Instructions for the task: Provide only the number of lines in the listing that contain the string "with".

Material shown:
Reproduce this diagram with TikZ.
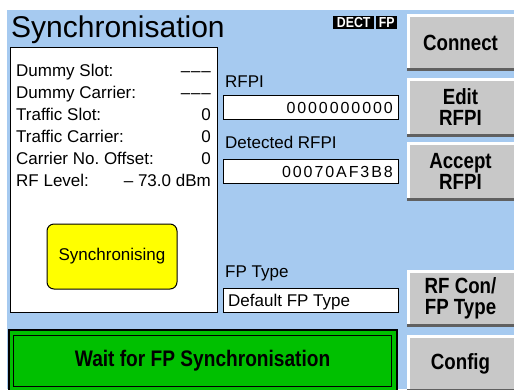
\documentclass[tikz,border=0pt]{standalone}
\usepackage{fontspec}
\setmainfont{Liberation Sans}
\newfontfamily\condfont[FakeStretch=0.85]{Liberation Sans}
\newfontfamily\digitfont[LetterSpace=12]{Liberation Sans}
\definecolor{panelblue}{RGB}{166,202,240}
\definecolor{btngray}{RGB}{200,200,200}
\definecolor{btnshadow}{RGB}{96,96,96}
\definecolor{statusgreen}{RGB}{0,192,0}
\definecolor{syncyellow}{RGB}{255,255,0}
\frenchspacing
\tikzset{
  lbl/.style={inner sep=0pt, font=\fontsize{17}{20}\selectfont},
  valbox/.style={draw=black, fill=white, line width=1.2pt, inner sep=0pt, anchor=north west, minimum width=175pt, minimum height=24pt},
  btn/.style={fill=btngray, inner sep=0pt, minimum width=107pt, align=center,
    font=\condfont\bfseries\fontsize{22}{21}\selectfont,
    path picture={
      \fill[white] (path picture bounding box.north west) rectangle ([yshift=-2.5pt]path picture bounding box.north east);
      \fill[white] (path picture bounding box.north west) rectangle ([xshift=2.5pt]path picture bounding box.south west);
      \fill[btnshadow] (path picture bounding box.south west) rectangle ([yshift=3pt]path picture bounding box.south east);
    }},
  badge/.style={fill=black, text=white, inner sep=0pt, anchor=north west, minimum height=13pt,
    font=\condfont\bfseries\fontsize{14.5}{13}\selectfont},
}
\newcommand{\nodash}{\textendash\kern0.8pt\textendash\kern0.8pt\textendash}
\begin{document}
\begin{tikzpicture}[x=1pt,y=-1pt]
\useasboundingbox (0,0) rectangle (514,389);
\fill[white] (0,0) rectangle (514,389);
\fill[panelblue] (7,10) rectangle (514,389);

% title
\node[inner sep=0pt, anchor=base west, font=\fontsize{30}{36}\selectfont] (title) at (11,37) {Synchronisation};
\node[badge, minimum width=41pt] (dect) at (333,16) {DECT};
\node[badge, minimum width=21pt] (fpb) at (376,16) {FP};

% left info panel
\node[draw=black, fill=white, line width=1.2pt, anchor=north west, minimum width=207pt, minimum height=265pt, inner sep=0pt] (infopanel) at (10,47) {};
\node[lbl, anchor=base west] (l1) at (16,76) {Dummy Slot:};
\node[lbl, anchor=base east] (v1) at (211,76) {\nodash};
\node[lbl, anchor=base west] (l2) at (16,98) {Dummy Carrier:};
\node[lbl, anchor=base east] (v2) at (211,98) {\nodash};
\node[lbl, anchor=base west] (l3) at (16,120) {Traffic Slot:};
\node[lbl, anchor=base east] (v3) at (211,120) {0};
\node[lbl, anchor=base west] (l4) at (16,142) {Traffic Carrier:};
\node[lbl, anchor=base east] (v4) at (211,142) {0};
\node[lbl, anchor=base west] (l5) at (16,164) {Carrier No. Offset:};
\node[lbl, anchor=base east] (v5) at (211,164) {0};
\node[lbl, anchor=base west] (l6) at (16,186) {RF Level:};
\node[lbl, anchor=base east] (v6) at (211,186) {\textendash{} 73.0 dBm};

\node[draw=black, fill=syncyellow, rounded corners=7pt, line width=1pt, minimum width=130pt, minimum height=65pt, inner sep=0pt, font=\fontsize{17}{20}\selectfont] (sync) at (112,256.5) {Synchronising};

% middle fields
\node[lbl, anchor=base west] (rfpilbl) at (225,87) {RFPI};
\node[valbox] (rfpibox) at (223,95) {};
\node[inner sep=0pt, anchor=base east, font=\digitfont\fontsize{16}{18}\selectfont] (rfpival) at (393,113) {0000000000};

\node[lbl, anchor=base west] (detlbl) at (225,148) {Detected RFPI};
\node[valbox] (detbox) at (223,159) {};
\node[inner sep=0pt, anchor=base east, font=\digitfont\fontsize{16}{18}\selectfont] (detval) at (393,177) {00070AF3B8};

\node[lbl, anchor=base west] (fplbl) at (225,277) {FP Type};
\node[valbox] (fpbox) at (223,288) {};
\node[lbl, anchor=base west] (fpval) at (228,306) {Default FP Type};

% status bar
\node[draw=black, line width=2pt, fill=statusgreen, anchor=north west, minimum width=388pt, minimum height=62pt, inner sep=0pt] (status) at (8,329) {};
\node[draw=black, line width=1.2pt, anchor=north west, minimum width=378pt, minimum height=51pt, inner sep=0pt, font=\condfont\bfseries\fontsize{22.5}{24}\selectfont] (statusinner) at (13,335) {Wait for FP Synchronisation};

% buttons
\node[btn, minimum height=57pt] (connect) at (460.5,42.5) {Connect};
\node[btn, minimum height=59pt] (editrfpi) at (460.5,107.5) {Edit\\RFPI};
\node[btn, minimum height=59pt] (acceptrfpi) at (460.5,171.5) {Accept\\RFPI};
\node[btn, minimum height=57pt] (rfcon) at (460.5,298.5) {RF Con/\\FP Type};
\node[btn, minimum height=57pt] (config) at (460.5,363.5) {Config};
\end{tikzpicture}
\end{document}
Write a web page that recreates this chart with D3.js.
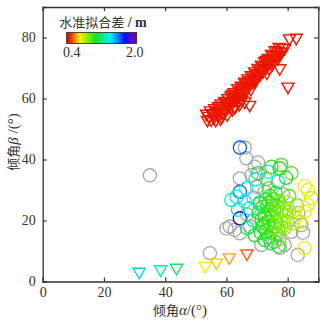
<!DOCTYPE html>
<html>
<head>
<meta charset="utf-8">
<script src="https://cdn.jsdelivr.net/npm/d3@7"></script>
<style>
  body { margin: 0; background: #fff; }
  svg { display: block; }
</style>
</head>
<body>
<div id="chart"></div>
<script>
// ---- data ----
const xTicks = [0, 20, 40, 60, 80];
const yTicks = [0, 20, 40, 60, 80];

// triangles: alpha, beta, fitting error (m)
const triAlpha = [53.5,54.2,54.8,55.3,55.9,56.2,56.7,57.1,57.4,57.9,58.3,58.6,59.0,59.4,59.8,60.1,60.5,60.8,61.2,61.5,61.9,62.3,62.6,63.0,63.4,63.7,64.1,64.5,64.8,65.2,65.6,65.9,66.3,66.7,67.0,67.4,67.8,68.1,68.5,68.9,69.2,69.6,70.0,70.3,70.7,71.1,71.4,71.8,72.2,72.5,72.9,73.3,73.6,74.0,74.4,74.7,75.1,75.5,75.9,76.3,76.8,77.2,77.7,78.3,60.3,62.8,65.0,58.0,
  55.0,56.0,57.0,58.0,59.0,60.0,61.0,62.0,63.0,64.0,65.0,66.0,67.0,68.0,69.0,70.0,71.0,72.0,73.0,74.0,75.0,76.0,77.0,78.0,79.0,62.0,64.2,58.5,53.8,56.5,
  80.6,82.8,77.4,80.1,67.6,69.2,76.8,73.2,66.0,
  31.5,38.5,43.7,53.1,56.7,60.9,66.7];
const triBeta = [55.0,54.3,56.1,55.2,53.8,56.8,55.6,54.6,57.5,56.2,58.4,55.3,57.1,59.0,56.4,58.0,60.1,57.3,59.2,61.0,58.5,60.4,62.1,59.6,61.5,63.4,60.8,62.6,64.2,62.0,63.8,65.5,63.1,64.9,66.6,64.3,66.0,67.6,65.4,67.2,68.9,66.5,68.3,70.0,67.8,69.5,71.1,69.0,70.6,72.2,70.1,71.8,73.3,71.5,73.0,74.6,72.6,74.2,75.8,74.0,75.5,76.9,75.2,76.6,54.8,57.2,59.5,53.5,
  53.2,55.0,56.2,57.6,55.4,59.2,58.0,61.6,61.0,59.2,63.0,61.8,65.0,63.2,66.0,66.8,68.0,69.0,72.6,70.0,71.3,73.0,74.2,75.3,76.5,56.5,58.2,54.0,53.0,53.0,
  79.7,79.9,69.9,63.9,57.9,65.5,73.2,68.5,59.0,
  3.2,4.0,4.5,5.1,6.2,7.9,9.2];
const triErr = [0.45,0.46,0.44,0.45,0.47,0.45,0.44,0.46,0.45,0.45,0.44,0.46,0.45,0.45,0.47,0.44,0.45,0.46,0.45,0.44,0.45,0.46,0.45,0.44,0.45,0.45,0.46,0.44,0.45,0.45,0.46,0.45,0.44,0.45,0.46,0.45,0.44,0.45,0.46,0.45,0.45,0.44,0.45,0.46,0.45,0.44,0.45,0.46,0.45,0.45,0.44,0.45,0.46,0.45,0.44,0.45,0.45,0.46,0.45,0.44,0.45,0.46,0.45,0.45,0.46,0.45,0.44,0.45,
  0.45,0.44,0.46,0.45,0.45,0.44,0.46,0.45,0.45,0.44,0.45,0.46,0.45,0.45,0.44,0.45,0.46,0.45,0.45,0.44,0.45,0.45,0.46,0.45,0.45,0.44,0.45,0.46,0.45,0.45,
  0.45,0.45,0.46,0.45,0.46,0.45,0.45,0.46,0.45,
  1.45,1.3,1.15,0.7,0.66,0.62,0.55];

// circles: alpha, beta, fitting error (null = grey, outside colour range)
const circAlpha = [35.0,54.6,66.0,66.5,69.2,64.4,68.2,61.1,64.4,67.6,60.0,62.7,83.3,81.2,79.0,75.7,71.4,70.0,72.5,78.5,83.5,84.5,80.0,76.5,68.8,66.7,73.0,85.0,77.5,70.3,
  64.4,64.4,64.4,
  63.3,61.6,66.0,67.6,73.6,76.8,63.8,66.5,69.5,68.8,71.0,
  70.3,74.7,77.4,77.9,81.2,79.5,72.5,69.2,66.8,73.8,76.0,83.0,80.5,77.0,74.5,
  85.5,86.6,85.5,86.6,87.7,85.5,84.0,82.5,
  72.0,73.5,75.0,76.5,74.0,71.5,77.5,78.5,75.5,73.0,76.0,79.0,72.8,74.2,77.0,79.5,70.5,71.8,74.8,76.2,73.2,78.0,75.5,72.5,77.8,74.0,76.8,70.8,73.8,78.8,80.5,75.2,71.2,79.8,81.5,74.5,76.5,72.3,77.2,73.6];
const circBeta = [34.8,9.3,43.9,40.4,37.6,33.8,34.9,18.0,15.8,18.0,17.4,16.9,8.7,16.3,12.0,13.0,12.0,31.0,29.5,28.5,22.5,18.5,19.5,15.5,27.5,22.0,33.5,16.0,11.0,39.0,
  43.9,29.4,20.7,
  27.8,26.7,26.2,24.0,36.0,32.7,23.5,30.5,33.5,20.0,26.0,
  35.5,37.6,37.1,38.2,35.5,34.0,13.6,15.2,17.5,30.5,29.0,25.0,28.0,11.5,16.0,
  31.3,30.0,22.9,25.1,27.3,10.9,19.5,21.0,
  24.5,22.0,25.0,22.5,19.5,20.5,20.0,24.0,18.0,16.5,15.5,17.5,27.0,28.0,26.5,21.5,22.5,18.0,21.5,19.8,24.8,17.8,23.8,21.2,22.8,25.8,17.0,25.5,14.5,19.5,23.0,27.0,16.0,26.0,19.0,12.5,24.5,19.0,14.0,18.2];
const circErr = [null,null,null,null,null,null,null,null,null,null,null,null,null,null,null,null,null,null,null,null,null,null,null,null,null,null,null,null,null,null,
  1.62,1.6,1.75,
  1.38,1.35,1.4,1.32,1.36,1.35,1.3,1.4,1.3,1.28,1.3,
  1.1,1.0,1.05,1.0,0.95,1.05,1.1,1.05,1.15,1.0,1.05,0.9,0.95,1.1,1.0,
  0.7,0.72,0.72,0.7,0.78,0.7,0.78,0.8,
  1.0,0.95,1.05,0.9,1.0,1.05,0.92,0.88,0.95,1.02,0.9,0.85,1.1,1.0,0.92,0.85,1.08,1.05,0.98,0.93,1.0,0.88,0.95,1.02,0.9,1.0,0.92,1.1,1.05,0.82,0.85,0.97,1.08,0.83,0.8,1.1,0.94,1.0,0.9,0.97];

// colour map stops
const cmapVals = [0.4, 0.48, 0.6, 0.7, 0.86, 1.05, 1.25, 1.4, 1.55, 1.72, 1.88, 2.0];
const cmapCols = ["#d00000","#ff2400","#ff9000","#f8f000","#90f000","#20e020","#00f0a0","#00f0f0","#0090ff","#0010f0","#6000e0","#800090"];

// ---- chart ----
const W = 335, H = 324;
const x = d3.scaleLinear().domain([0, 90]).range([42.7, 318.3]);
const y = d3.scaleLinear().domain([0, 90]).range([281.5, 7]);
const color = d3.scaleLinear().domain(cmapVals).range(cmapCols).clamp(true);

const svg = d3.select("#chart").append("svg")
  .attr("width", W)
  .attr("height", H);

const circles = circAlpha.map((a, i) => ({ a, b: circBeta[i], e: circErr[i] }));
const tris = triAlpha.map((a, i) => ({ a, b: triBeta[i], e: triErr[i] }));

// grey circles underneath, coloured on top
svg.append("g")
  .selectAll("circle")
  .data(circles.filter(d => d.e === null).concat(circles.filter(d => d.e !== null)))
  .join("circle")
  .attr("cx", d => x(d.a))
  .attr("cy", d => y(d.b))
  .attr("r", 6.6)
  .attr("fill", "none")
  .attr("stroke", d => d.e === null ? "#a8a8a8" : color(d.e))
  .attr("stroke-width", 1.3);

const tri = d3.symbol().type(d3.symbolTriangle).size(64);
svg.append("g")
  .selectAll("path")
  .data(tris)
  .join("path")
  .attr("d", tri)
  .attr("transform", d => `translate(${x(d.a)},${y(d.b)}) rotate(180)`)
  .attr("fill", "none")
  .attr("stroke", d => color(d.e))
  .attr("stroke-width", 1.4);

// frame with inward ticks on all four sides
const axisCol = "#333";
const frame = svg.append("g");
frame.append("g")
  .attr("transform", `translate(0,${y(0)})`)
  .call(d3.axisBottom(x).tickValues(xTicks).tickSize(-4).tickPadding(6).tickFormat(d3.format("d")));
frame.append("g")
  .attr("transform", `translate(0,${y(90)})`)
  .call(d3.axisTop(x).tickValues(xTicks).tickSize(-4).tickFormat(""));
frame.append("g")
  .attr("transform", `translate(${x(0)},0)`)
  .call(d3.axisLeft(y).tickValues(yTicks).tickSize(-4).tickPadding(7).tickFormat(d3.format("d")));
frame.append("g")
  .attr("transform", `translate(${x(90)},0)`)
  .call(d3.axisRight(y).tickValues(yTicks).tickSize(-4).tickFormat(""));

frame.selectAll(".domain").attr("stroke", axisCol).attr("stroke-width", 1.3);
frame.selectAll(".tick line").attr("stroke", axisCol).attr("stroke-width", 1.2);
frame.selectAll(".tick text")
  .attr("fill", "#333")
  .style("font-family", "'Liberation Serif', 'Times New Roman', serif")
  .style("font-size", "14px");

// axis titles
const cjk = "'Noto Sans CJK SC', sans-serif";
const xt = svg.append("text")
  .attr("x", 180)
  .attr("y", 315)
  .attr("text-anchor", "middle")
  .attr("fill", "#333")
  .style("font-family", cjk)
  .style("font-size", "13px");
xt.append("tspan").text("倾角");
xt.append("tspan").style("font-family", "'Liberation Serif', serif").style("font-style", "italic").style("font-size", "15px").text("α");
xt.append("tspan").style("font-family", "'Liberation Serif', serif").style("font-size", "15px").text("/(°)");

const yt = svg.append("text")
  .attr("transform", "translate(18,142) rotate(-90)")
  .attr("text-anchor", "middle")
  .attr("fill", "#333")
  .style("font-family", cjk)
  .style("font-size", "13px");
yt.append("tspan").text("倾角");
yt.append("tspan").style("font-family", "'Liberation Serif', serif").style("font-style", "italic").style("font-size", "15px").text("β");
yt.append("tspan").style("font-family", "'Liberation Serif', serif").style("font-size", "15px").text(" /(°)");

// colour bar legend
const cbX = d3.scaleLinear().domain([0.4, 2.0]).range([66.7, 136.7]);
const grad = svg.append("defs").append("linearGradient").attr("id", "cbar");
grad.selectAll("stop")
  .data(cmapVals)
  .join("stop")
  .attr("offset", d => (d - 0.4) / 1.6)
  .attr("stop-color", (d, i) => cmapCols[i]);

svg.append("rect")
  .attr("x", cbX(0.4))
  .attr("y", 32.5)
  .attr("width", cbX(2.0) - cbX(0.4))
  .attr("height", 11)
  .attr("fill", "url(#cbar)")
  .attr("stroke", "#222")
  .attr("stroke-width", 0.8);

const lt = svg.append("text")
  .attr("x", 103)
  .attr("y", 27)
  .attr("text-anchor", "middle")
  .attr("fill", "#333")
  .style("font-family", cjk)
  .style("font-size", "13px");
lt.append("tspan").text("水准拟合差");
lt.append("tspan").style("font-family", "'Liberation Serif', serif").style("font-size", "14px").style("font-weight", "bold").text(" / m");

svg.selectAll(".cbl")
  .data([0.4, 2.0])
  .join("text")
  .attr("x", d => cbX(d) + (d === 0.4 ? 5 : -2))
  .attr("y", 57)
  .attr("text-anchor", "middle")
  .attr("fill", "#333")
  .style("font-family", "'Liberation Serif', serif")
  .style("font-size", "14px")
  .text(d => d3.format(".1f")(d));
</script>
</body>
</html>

The solution: 3